### Required work
Restate the records that follow word for word; no pictures should appear.

::::::

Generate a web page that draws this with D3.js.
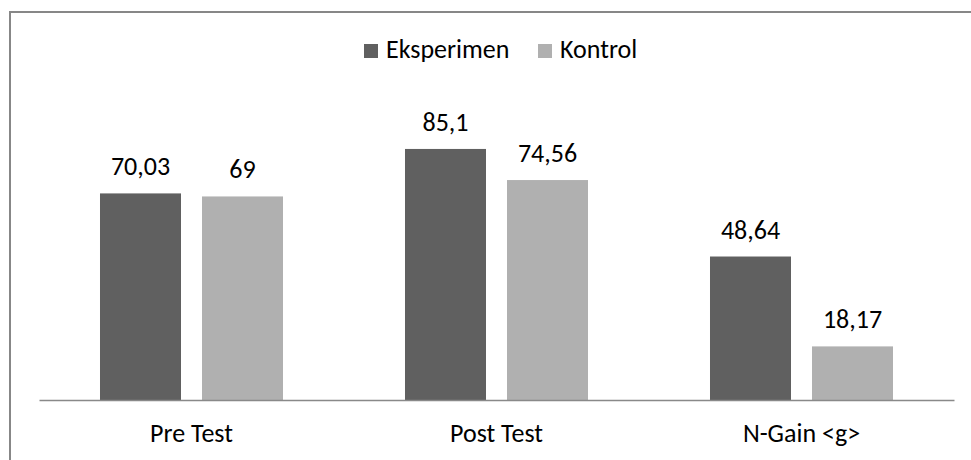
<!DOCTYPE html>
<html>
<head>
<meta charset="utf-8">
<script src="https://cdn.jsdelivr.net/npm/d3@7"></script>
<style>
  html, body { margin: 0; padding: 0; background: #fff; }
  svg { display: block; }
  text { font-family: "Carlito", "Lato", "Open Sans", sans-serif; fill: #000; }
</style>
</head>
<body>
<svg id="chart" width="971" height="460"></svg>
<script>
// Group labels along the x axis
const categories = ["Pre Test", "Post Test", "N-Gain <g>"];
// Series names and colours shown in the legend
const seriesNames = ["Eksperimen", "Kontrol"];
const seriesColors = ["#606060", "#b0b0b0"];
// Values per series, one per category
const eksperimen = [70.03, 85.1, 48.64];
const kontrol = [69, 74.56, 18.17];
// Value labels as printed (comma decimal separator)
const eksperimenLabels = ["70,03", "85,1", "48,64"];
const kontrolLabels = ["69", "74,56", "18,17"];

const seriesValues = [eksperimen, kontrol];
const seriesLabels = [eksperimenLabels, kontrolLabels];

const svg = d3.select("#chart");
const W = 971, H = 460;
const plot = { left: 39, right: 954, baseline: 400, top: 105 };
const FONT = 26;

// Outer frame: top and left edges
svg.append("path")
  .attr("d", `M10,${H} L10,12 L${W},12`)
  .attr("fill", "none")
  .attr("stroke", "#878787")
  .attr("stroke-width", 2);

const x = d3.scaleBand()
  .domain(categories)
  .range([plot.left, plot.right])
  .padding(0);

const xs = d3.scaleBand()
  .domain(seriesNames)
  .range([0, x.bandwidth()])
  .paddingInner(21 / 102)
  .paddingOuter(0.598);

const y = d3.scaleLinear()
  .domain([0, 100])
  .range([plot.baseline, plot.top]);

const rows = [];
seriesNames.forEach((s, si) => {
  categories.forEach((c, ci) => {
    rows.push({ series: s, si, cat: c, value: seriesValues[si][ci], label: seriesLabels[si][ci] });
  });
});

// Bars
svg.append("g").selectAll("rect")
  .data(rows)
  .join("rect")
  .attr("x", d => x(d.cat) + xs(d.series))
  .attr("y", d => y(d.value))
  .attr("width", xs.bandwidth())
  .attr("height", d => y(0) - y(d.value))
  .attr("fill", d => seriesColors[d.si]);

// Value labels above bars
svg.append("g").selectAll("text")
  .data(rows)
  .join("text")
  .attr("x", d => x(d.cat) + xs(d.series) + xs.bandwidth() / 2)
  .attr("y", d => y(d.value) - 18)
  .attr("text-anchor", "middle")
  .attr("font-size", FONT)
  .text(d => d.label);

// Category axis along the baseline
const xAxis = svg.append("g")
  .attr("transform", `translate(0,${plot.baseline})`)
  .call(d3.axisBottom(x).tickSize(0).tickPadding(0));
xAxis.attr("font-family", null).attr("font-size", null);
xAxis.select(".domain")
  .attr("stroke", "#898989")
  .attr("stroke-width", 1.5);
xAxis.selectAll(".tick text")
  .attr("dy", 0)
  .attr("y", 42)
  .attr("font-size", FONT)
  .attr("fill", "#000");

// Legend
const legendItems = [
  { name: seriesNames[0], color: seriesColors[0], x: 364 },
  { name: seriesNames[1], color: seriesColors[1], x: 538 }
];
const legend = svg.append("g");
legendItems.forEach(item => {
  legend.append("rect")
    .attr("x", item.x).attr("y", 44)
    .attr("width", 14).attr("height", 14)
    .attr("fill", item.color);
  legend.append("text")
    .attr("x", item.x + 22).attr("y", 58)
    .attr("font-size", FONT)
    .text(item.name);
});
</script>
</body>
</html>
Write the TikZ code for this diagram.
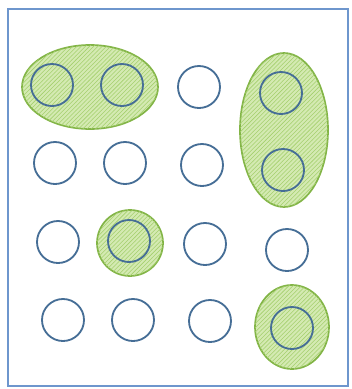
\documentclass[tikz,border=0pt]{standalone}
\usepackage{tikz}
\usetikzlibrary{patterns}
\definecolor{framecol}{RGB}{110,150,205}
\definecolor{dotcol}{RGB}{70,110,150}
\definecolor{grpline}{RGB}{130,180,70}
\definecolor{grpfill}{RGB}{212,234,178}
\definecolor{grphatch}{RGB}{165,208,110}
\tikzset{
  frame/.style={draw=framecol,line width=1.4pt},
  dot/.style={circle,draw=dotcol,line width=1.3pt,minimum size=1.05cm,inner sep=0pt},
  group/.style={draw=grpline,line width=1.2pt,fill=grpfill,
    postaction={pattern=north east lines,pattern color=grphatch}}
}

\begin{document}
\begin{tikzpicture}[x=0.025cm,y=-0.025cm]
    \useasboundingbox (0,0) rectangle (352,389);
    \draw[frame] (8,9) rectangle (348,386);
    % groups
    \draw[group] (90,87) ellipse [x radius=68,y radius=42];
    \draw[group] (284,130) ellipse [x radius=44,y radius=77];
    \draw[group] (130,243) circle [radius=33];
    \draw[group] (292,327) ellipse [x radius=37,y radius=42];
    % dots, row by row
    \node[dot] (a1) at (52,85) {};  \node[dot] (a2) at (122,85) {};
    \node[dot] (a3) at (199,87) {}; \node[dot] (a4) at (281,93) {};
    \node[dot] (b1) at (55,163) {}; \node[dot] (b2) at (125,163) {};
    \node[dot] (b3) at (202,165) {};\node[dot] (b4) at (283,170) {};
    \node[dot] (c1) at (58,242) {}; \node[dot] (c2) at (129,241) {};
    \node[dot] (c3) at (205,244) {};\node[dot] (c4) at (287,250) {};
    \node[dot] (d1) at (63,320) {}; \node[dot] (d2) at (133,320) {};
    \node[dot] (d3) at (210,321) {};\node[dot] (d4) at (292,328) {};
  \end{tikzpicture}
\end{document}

::::::

### Result for this task
Generate a web page that draws this with D3.js.
<!DOCTYPE html>
<html>
<head>
<meta charset="utf-8">
<script src="https://cdn.jsdelivr.net/npm/d3@7"></script>
<style>
  html, body { margin: 0; padding: 0; background: #fff; }
  svg { display: block; }
  text { font-family: "Carlito", "Lato", "Open Sans", sans-serif; fill: #000; }
</style>
</head>
<body>
<svg id="chart" width="971" height="460"></svg>
<script>
// Group labels along the x axis
const categories = ["Pre Test", "Post Test", "N-Gain <g>"];
// Series names and colours shown in the legend
const seriesNames = ["Eksperimen", "Kontrol"];
const seriesColors = ["#606060", "#b0b0b0"];
// Values per series, one per category
const eksperimen = [70.03, 85.1, 48.64];
const kontrol = [69, 74.56, 18.17];
// Value labels as printed (comma decimal separator)
const eksperimenLabels = ["70,03", "85,1", "48,64"];
const kontrolLabels = ["69", "74,56", "18,17"];

const seriesValues = [eksperimen, kontrol];
const seriesLabels = [eksperimenLabels, kontrolLabels];

const svg = d3.select("#chart");
const W = 971, H = 460;
const plot = { left: 39, right: 954, baseline: 400, top: 105 };
const FONT = 26;

// Outer frame: top and left edges
svg.append("path")
  .attr("d", `M10,${H} L10,12 L${W},12`)
  .attr("fill", "none")
  .attr("stroke", "#878787")
  .attr("stroke-width", 2);

const x = d3.scaleBand()
  .domain(categories)
  .range([plot.left, plot.right])
  .padding(0);

const xs = d3.scaleBand()
  .domain(seriesNames)
  .range([0, x.bandwidth()])
  .paddingInner(21 / 102)
  .paddingOuter(0.598);

const y = d3.scaleLinear()
  .domain([0, 100])
  .range([plot.baseline, plot.top]);

const rows = [];
seriesNames.forEach((s, si) => {
  categories.forEach((c, ci) => {
    rows.push({ series: s, si, cat: c, value: seriesValues[si][ci], label: seriesLabels[si][ci] });
  });
});

// Bars
svg.append("g").selectAll("rect")
  .data(rows)
  .join("rect")
  .attr("x", d => x(d.cat) + xs(d.series))
  .attr("y", d => y(d.value))
  .attr("width", xs.bandwidth())
  .attr("height", d => y(0) - y(d.value))
  .attr("fill", d => seriesColors[d.si]);

// Value labels above bars
svg.append("g").selectAll("text")
  .data(rows)
  .join("text")
  .attr("x", d => x(d.cat) + xs(d.series) + xs.bandwidth() / 2)
  .attr("y", d => y(d.value) - 18)
  .attr("text-anchor", "middle")
  .attr("font-size", FONT)
  .text(d => d.label);

// Category axis along the baseline
const xAxis = svg.append("g")
  .attr("transform", `translate(0,${plot.baseline})`)
  .call(d3.axisBottom(x).tickSize(0).tickPadding(0));
xAxis.attr("font-family", null).attr("font-size", null);
xAxis.select(".domain")
  .attr("stroke", "#898989")
  .attr("stroke-width", 1.5);
xAxis.selectAll(".tick text")
  .attr("dy", 0)
  .attr("y", 42)
  .attr("font-size", FONT)
  .attr("fill", "#000");

// Legend
const legendItems = [
  { name: seriesNames[0], color: seriesColors[0], x: 364 },
  { name: seriesNames[1], color: seriesColors[1], x: 538 }
];
const legend = svg.append("g");
legendItems.forEach(item => {
  legend.append("rect")
    .attr("x", item.x).attr("y", 44)
    .attr("width", 14).attr("height", 14)
    .attr("fill", item.color);
  legend.append("text")
    .attr("x", item.x + 22).attr("y", 58)
    .attr("font-size", FONT)
    .text(item.name);
});
</script>
</body>
</html>
Write the TikZ code for this diagram.
\documentclass[tikz,border=0pt]{standalone}
\usepackage{tikz}
\usetikzlibrary{patterns}
\definecolor{framecol}{RGB}{110,150,205}
\definecolor{dotcol}{RGB}{70,110,150}
\definecolor{grpline}{RGB}{130,180,70}
\definecolor{grpfill}{RGB}{212,234,178}
\definecolor{grphatch}{RGB}{165,208,110}
\tikzset{
  frame/.style={draw=framecol,line width=1.4pt},
  dot/.style={circle,draw=dotcol,line width=1.3pt,minimum size=1.05cm,inner sep=0pt},
  group/.style={draw=grpline,line width=1.2pt,fill=grpfill,
    postaction={pattern=north east lines,pattern color=grphatch}}
}

\begin{document}
\begin{tikzpicture}[x=0.025cm,y=-0.025cm]
    \useasboundingbox (0,0) rectangle (352,389);
    \draw[frame] (8,9) rectangle (348,386);
    % groups
    \draw[group] (90,87) ellipse [x radius=68,y radius=42];
    \draw[group] (284,130) ellipse [x radius=44,y radius=77];
    \draw[group] (130,243) circle [radius=33];
    \draw[group] (292,327) ellipse [x radius=37,y radius=42];
    % dots, row by row
    \node[dot] (a1) at (52,85) {};  \node[dot] (a2) at (122,85) {};
    \node[dot] (a3) at (199,87) {}; \node[dot] (a4) at (281,93) {};
    \node[dot] (b1) at (55,163) {}; \node[dot] (b2) at (125,163) {};
    \node[dot] (b3) at (202,165) {};\node[dot] (b4) at (283,170) {};
    \node[dot] (c1) at (58,242) {}; \node[dot] (c2) at (129,241) {};
    \node[dot] (c3) at (205,244) {};\node[dot] (c4) at (287,250) {};
    \node[dot] (d1) at (63,320) {}; \node[dot] (d2) at (133,320) {};
    \node[dot] (d3) at (210,321) {};\node[dot] (d4) at (292,328) {};
  \end{tikzpicture}
\end{document}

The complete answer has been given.